Broadway is a business—and a bad one. Not only does it cost a horrifying amount to open a show there, but most Broadway productions flop, losing their investors’ money with fearful efficiency. How, then, do you persuade anyone not obviously demented to pour cash into a new one? One possible answer is to make it as much like a past success as is possible. That’s more or less what the creators of “Network” and “The Cher Show” have done: They’ve rummaged through the recycling bin and come up with two “new” shows that look fresh but are, beneath the frosting, as familiar as a stump speech.
Belasco Theatre, 111 W. 44th St. ($49-$169), 212-239-6200 / 800-432-7250, closes March 17, 2019
The Cher Show
Neil Simon Theater, 250 W. 52nd St. ($59-$159), 877-250-2929
In the case of “Network,” Lee Hall’s stage version of the 1976 Paddy Chayefsky-Sidney Lumet film about a network anchorman (played in the film by Peter Finch and onstage by Bryan Cranston) who cracks up midway through the evening news and starts telling the truth, the frosting has been whipped up by Ivo van Hove, Europe’s most pretentious stage director. Working in close collaboration with Jan Versweyveld, the scenic and lighting designer, and Tal Yarden, the video designer, Mr. Van Hove has given us a TV-screens-and-Plexiglas production that looks thoroughly postmodern. The catch is that Mr. Hall’s script, set in 1975, is a faithful adaptation of Chayefsky’s screenplay, a once-prescient satire of the dumbed-down future of broadcast news. All of Chayefsky’s predictions having long since come to pass, “Network” is thus a musty period piece: The bomb has already gone off.
The reason why movie buffs continue to watch “Network” with pleasure is not the plot but the cast. Finch, William Holden, Faye Dunaway, Robert Duvall and Ned Beatty, all of whom were at the peak of their powers when “Network” was made, gave performances so potent that it’s a mug’s game to try to replace or evoke them. Mr. Cranston, who proved himself in “All the Way” to be a stage actor of the first rank, overcomes that obstacle by putting a personal spin (less crazy, more desperate) on the part of Howard Beale, the mad anchorman who exhorts the American people to open their windows and shout “I’m as mad as hell and I’m not going to take this anymore!”
Not so his colleagues, who are all quite competent but lack his weight and force, which has the unintended effect of turning “Network” into a one-man show. In addition, Tatiana Maslany, who plays Ms. Dunaway’s part, looks and sounds just like a perky, opportunistic millennial, which couldn’t be more wrong for the period in which the play purports to be set. If you’re willing to pay Broadway prices to see Mr. Cranston give a tremendous performance, there’s a chance you’ll go home happy. Otherwise, you might as well rent the movie.

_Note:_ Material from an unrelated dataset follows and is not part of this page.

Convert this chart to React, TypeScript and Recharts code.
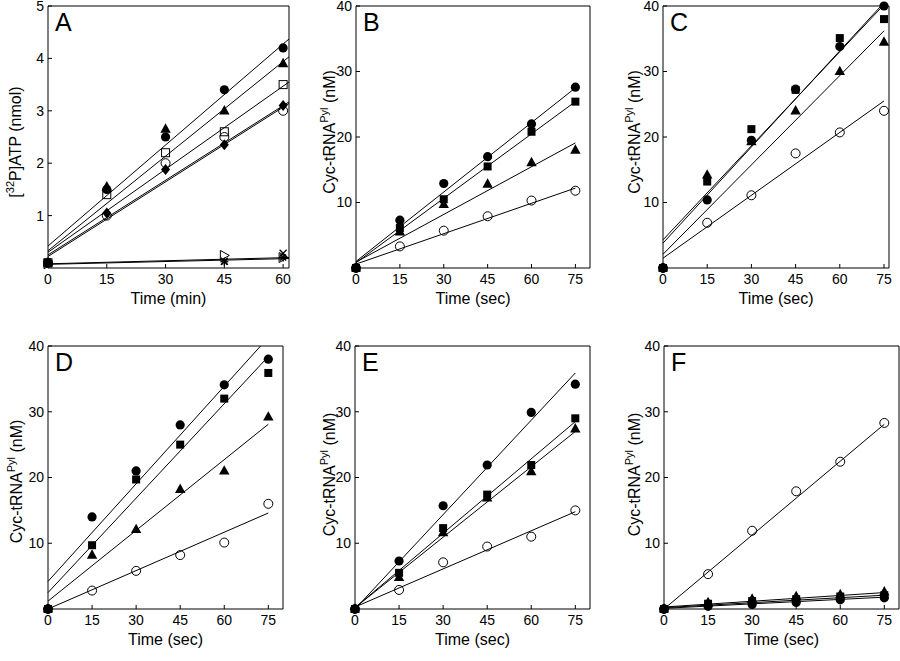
import React from 'react';
import { ComposedChart, XAxis, YAxis, Scatter, Line } from 'recharts';

const FONT = '"Liberation Sans", Arial, Helvetica, sans-serif';

// ---------- Tick labels ----------
const aXTicks = [0, 15, 30, 45, 60];
const secXTicks = [0, 15, 30, 45, 60, 75];
const aYTicks = [1, 2, 3, 4, 5];
const nmYTicks = [10, 20, 30, 40];

// ---------- Panel A ([32P]ATP, nmol vs min) ----------
const aTime = [0, 15, 30, 45, 60];
const aTimeLow = [0, 45, 60];
const aFilledCircle = [0.1, 1.5, 2.5, 3.4, 4.2];
const aFilledTriangle = [0.1, 1.55, 2.65, 3.0, 3.9];
const aOpenSquare = [0.1, 1.4, 2.2, 2.6, 3.5];
const aOpenCircle = [0.1, 1.0, 2.0, 2.5, 3.0];
const aFilledDiamond = [0.1, 1.05, 1.88, 2.35, 3.1];
const aOpenTriRight = [0.08, 0.24, 0.2];
const aCross = [0.08, 0.13, 0.28];
const aStar = [0.08, 0.12, 0.2];
const aFitX = [0, 61.5];
const aFitStart = [0.42, 0.33, 0.3, 0.25, 0.22, 0.08, 0.07];
const aFitEnd = [4.37, 4.03, 3.55, 3.17, 3.14, 0.2, 0.18];

// ---------- Panel B ----------
const bFilledCircle = [0, 7.3, 12.9, 17, 22, 27.6];
const bFilledSquare = [0, 6.1, 10.5, 15.5, 20.8, 25.4];
const bFilledTriangle = [0, 5.5, 9.7, 12.8, 16.1, 18];
const bOpenCircle = [0, 3.3, 5.7, 7.9, 10.3, 11.8];
const bFitStart = [1.0, 0.8, 0.9, 0.6];
const bFitEnd = [27.5, 25.4, 19.1, 12.2];

// ---------- Panel C ----------
const cFilledCircle = [0, 10.4, 19.5, 27.3, 33.8, 40];
const cFilledSquare = [0, 13.2, 21.2, 27.2, 35.1, 38];
const cFilledTriangle = [0, 14.2, 19.3, 24, 30, 34.5];
const cOpenCircle = [0, 6.9, 11.1, 17.5, 20.7, 24];
const cFitStart = [4.3, 3.8, 2.1, 1.5];
const cFitEnd = [40.2, 40.5, 36.2, 25.5];

// ---------- Panel D ----------
const dFilledCircle = [0, 14, 21, 28, 34.1, 38];
const dFilledSquare = [0, 9.7, 19.7, 25, 32, 35.9];
const dFilledTriangle = [0, 8.2, 12.1, 18.2, 21, 29.2];
const dOpenCircle = [0, 2.8, 5.8, 8.2, 10.1, 16];
const dFitStart = [4.2, 2.5, 1.2, 0];
const dFitEnd = [41.3, 38.4, 28.1, 14.6];

// ---------- Panel E ----------
const eFilledCircle = [0, 7.3, 15.7, 21.9, 29.9, 34.2];
const eFilledSquare = [0, 5.5, 12.3, 17.4, 21.9, 29];
const eFilledTriangle = [0, 4.8, 11.6, 16.9, 20.9, 27.4];
const eOpenCircle = [0, 2.9, 7.1, 9.5, 11, 15];
const eFitStart = [0, 0.2, 0.2, 0.3];
const eFitEnd = [35.9, 28.5, 27, 14.8];

// ---------- Panel F ----------
const fOpenCircle = [0, 5.3, 11.9, 17.9, 22.4, 28.3];
const fFilledTriangle = [0, 1.0, 1.5, 1.9, 2.2, 2.6];
const fFilledSquare = [0, 0.8, 1.2, 1.5, 1.9, 2.1];
const fFilledCircle = [0, 0.4, 0.7, 1.0, 1.4, 1.7];
const fFitStart = [0, 0.3, 0.2, 0.1];
const fFitEnd = [28.1, 2.5, 2.1, 1.8];

const secFitX = [0, 75];

type Kind = 'cf' | 'co' | 'tf' | 'sf' | 'so' | 'df' | 'tro' | 'x' | 'star';

function drawMarker(kind: Kind, cx: number, cy: number) {
  const k = '#000';
  switch (kind) {
    case 'cf':
      return <circle cx={cx} cy={cy} r={4.6} fill={k} />;
    case 'co':
      return <circle cx={cx} cy={cy} r={4.5} fill="none" stroke={k} strokeWidth={1} />;
    case 'tf':
      return (
        <polygon
          points={`${cx},${cy - 5.8} ${cx - 5.2},${cy + 3.6} ${cx + 5.2},${cy + 3.6}`}
          fill={k}
        />
      );
    case 'sf':
      return <rect x={cx - 4} y={cy - 4} width={8} height={8} fill={k} />;
    case 'so':
      return <rect x={cx - 4} y={cy - 4} width={8} height={8} fill="none" stroke={k} strokeWidth={1} />;
    case 'df':
      return (
        <polygon
          points={`${cx},${cy - 5.5} ${cx + 4.5},${cy} ${cx},${cy + 5.5} ${cx - 4.5},${cy}`}
          fill={k}
        />
      );
    case 'tro':
      return (
        <polygon
          points={`${cx - 4},${cy - 5} ${cx + 5},${cy} ${cx - 4},${cy + 5}`}
          fill="none"
          stroke={k}
          strokeWidth={1}
        />
      );
    case 'x':
      return (
        <g stroke={k} strokeWidth={1.3}>
          <line x1={cx - 3.5} y1={cy - 3.5} x2={cx + 3.5} y2={cy + 3.5} />
          <line x1={cx - 3.5} y1={cy + 3.5} x2={cx + 3.5} y2={cy - 3.5} />
        </g>
      );
    case 'star':
    default:
      return (
        <g stroke={k} strokeWidth={1.3}>
          <line x1={cx - 4} y1={cy} x2={cx + 4} y2={cy} />
          <line x1={cx} y1={cy - 4} x2={cx} y2={cy + 4} />
          <line x1={cx - 3} y1={cy - 3} x2={cx + 3} y2={cy + 3} />
          <line x1={cx - 3} y1={cy + 3} x2={cx + 3} y2={cy - 3} />
        </g>
      );
  }
}

const shapeFor = (kind: Kind) => (p: any) => {
  if (p == null || p.cx == null || p.cy == null) return <g />;
  return drawMarker(kind, p.cx, p.cy);
};

type SeriesDef = { kind: Kind; x: number[]; y: number[] };

const zip = (xs: number[], ys: number[]) => xs.map((x, i) => ({ x, y: ys[i] }));

type PanelProps = {
  left: number;
  top: number;
  width: number;
  height: number;
  marginTop: number;
  marginRight: number;
  yAxisWidth: number;
  xDomain: [number, number];
  xTicks: number[];
  yDomain: [number, number];
  yTicks: number[];
  series: SeriesDef[];
  fitX: number[];
  fitStart: number[];
  fitEnd: number[];
  letter: string;
  xLabel: string;
  yLabel: 'atp' | 'cyc';
  yLabelOffset: number;
  yLabelShift: number;
};

function Panel(p: PanelProps) {
  const tickStyle = { fill: '#000', fontSize: 14, fontFamily: FONT };
  const innerTicks = p.xTicks.filter((t) => t > p.xDomain[0]);
  return (
    <div style={{ position: 'absolute', left: p.left, top: p.top }}>
      <ComposedChart
        width={p.width}
        height={p.height}
        margin={{ top: p.marginTop, right: p.marginRight, bottom: 0, left: 0 }}
      >
        <XAxis
          xAxisId="b"
          type="number"
          dataKey="x"
          domain={p.xDomain}
          ticks={p.xTicks}
          interval={0}
          height={52}
          tickSize={-4}
          tickMargin={10}
          stroke="#000"
          tick={tickStyle}
          label={{
            content: (lp: any) => {
              const vb = lp.viewBox || { x: 0, y: 0, width: 0 };
              return (
                <text
                  x={vb.x + vb.width / 2}
                  y={vb.y + 36}
                  textAnchor="middle"
                  fontFamily={FONT}
                  fontSize={16}
                  fill="#000"
                >
                  {p.xLabel}
                </text>
              );
            },
          }}
        />
        <XAxis
          xAxisId="t"
          orientation="top"
          type="number"
          dataKey="x"
          domain={p.xDomain}
          ticks={innerTicks}
          interval={0}
          height={1}
          tickSize={-4}
          tick={false}
          stroke="#000"
          label={{
            content: (lp: any) => {
              const vb = lp.viewBox || { x: 0, y: 0 };
              return (
                <text x={vb.x + 7} y={vb.y + 26} fontFamily={FONT} fontSize={25} fill="#000">
                  {p.letter}
                </text>
              );
            },
          }}
        />
        <YAxis
          yAxisId="l"
          orientation="left"
          type="number"
          dataKey="y"
          domain={p.yDomain}
          ticks={p.yTicks}
          interval={0}
          width={p.yAxisWidth}
          tickSize={-4}
          tickMargin={8}
          stroke="#000"
          tick={tickStyle}
          label={{
            content: (lp: any) => {
              const vb = lp.viewBox || { x: 0, y: 0, width: 0, height: 0 };
              const bx = vb.x + vb.width - p.yLabelOffset;
              const cy = vb.y + vb.height / 2 + p.yLabelShift;
              return (
                <text
                  x={bx}
                  y={cy}
                  transform={`rotate(-90 ${bx} ${cy})`}
                  textAnchor="middle"
                  fontFamily={FONT}
                  fontSize={16}
                  fill="#000"
                >
                  {p.yLabel === 'atp' ? (
                    <>
                      [<tspan fontSize={11} dy={-7}>32</tspan>
                      <tspan dy={7}>P]ATP (nmol)</tspan>
                    </>
                  ) : (
                    <>
                      Cyc-tRNA<tspan fontSize={11} dy={-7}>Pyl</tspan>
                      <tspan dy={7}> (nM)</tspan>
                    </>
                  )}
                </text>
              );
            },
          }}
        />
        <YAxis
          yAxisId="r"
          orientation="right"
          type="number"
          dataKey="y"
          domain={p.yDomain}
          ticks={p.yTicks}
          interval={0}
          width={1}
          tickSize={-4}
          tick={false}
          allowDataOverflow
          stroke="#000"
        />
        {p.fitStart.map((s, i) => (
          <Line
            key={`fit-${i}`}
            xAxisId="b"
            yAxisId="r"
            data={[
              { x: p.fitX[0], y: s },
              { x: p.fitX[1], y: p.fitEnd[i] },
            ]}
            dataKey="y"
            type="linear"
            stroke="#000"
            strokeWidth={1}
            dot={false}
            activeDot={false}
            isAnimationActive={false}
          />
        ))}
        {p.series.map((s, i) => (
          <Scatter
            key={`sc-${i}`}
            xAxisId="b"
            yAxisId="l"
            data={zip(s.x, s.y)}
            dataKey="y"
            shape={shapeFor(s.kind)}
            isAnimationActive={false}
          />
        ))}
      </ComposedChart>
    </div>
  );
}

const secSeries = (c: number[], sq: number[], tr: number[], oc: number[]): SeriesDef[] => [
  { kind: 'co', x: secXTicks, y: oc },
  { kind: 'tf', x: secXTicks, y: tr },
  { kind: 'sf', x: secXTicks, y: sq },
  { kind: 'cf', x: secXTicks, y: c },
];

export default function App() {
  const aSeries: SeriesDef[] = [
    { kind: 'tro', x: aTimeLow, y: aOpenTriRight },
    { kind: 'x', x: aTimeLow, y: aCross },
    { kind: 'star', x: aTimeLow, y: aStar },
    { kind: 'co', x: aTime, y: aOpenCircle },
    { kind: 'so', x: aTime, y: aOpenSquare },
    { kind: 'df', x: aTime, y: aFilledDiamond },
    { kind: 'tf', x: aTime, y: aFilledTriangle },
    { kind: 'cf', x: aTime, y: aFilledCircle },
  ];
  return (
    <div
      style={{
        position: 'absolute',
        left: 0,
        top: 0,
        width: 900,
        height: 661,
        background: '#fff',
        overflow: 'hidden',
      }}
    >
      <Panel
        left={0}
        top={0}
        width={300}
        height={320}
        marginTop={5}
        marginRight={10}
        yAxisWidth={48}
        xDomain={[0, 61.5]}
        xTicks={aXTicks}
        yDomain={[0, 5]}
        yTicks={aYTicks}
        series={aSeries}
        fitX={aFitX}
        fitStart={aFitStart}
        fitEnd={aFitEnd}
        letter="A"
        xLabel="Time (min)"
        yLabel="atp"
        yLabelOffset={27}
        yLabelShift={5}
      />
      <Panel
        left={300}
        top={0}
        width={300}
        height={320}
        marginTop={5}
        marginRight={9}
        yAxisWidth={56}
        xDomain={[0, 80]}
        xTicks={secXTicks}
        yDomain={[0, 40]}
        yTicks={nmYTicks}
        series={secSeries(bFilledCircle, bFilledSquare, bFilledTriangle, bOpenCircle)}
        fitX={secFitX}
        fitStart={bFitStart}
        fitEnd={bFitEnd}
        letter="B"
        xLabel="Time (sec)"
        yLabel="cyc"
        yLabelOffset={21}
        yLabelShift={-5}
      />
      <Panel
        left={600}
        top={0}
        width={300}
        height={320}
        marginTop={5}
        marginRight={10}
        yAxisWidth={63}
        xDomain={[0, 76.7]}
        xTicks={secXTicks}
        yDomain={[0, 40]}
        yTicks={nmYTicks}
        series={secSeries(cFilledCircle, cFilledSquare, cFilledTriangle, cOpenCircle)}
        fitX={secFitX}
        fitStart={cFitStart}
        fitEnd={cFitEnd}
        letter="C"
        xLabel="Time (sec)"
        yLabel="cyc"
        yLabelOffset={23}
        yLabelShift={-5}
      />
      <Panel
        left={0}
        top={320}
        width={300}
        height={341}
        marginTop={25}
        marginRight={16}
        yAxisWidth={48}
        xDomain={[0, 80]}
        xTicks={secXTicks}
        yDomain={[0, 40]}
        yTicks={nmYTicks}
        series={secSeries(dFilledCircle, dFilledSquare, dFilledTriangle, dOpenCircle)}
        fitX={secFitX}
        fitStart={dFitStart}
        fitEnd={dFitEnd}
        letter="D"
        xLabel="Time (sec)"
        yLabel="cyc"
        yLabelOffset={26}
        yLabelShift={4}
      />
      <Panel
        left={300}
        top={320}
        width={300}
        height={341}
        marginTop={25}
        marginRight={9}
        yAxisWidth={55}
        xDomain={[0, 80]}
        xTicks={secXTicks}
        yDomain={[0, 40]}
        yTicks={nmYTicks}
        series={secSeries(eFilledCircle, eFilledSquare, eFilledTriangle, eOpenCircle)}
        fitX={secFitX}
        fitStart={eFitStart}
        fitEnd={eFitEnd}
        letter="E"
        xLabel="Time (sec)"
        yLabel="cyc"
        yLabelOffset={20}
        yLabelShift={-3}
      />
      <Panel
        left={600}
        top={320}
        width={300}
        height={341}
        marginTop={25}
        marginRight={0}
        yAxisWidth={64}
        xDomain={[0, 80]}
        xTicks={secXTicks}
        yDomain={[0, 40]}
        yTicks={nmYTicks}
        series={secSeries(fFilledCircle, fFilledSquare, fFilledTriangle, fOpenCircle)}
        fitX={secFitX}
        fitStart={fFitStart}
        fitEnd={fFitEnd}
        letter="F"
        xLabel="Time (sec)"
        yLabel="cyc"
        yLabelOffset={24}
        yLabelShift={-3}
      />
    </div>
  );
}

As for “The Cher Show,” it’s a 2½-hour exercise in public self-love, a worshipful jukebox musical about the life and times of the woman whose program bio describes her as having been “a world-wide superstar and household name for more than 50 years.” Rick Elice, who wrote the book of “The Cher Show” after extensive consultation with its subject, has missed no opportunity to glorify her household name, or to suggest that Cher’s life should be viewed as the inspirational tale of a proto-feminist who overcame the lack of faith of the men in her life to become a “Goddess Warrior” (her phrase) by telling herself over and over again that “the song will make you strong” (her mother’s phrase).
The result may well be the glitziest, campiest musical ever to hit Broadway—the budget line for Bob Mackie’s costumes alone must surely have been big enough to send a another rocket to Mars—but one that is devoid of cleverness, much less wit. (Representative line: “See what happens when you high-kick fear in the butt?”) Indeed, the second act, in which we are hustled through Cher’s inevitable midlife crisis and ultimate resurrection at an unseemly clip, is a clunky piece of storytelling, though the first act, truth to tell, really isn’t much better.
Stephanie J. Block, Micaela Diamond and Teal Wicks impersonate Cher at different times in her life, and they all do it well, Ms. Block in particular. Close your eyes and you’d swear it’s her up there singing such painfully familiar hit songs as “I Got You Babe” and “Believe.” Beyond that, there’s not much more to be said for “The Cher Show.” None of the other cast members make much of an impression, while Jason Moore’s staging and Christopher Gattelli’s slick-surfaced dance numbers are eupeptic but bland. To be sure, I can’t claim to be a member in good standing of the target market for “The Cher Show,” and I don’t doubt that Cher has more than enough fans to keep it open. As jukebox musicals go, though, this one is a badly broken record.